Pressure on Yemeni President Ali Abdullah Saleh to resign intensified yesterday when the leaders of two of the nation’s most important tribes abandoned him and joined the anti-regime movement.
The news came as an official denied reports that police killed four people on Friday in an assault on an anti-government protest in Aden, blaming a southern secessionist group for the attack.
Powerful tribal leaders, including those of the Hashid and Baqil, pledged to join protests against Saleh at a gathering north of the capital, a tribal source said.
“I have announced my resignation from the General People’s Congress in protest at the repression of peaceful demonstrators in Sana’a, Taez and Aden,” Hashid tribal chief Sheikh Hussein bin Abdullah al-Ahmar was quoted as saying, in reference to the ruling party.
The Hashids are considered Yemen’s most powerful tribal confederation and include nine clans, among them the Sanhan, long a bulwark of Saleh’s regime.
The announcement was warmly received by a large crowd of tribesmen, including members of Yemen’s second-largest tribe, the Baqil, who gathered for the meeting, according to the tribal source.
The two tribes announced they would support the popular uprising against Saleh, who has refused to step down after three decades in power, to chants of “the people want the fall of the regime.”

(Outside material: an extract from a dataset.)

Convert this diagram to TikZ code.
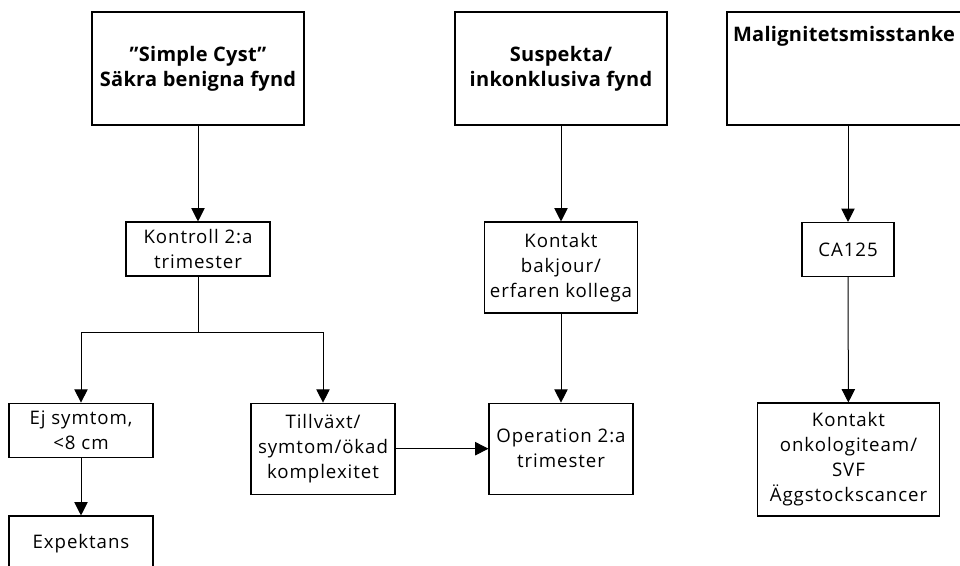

According to an Agence-France Presse tally based on reports by medics and witnesses, at least 19 people have been killed in almost daily clashes at anti-regime protests since they erupted on Feb. 16.
Medics said security forces used live ammunition on a demonstration in the southern city of Aden, which has seen the worst violence, bringing the death toll to four yesterday from just one rally with 40 others wounded.
They identified three of the dead as demonstrator Mohammed Ahmed Saleh, 17; Hael Walid, 21, and Salem Bashaj, an employee at the state electricity company who was shot outside his home.
A hospital official in Aden confirmed that a fourth protester had died of wounds sustained in the gunfire.
A Yemeni official yesterday denied reports of a police raid.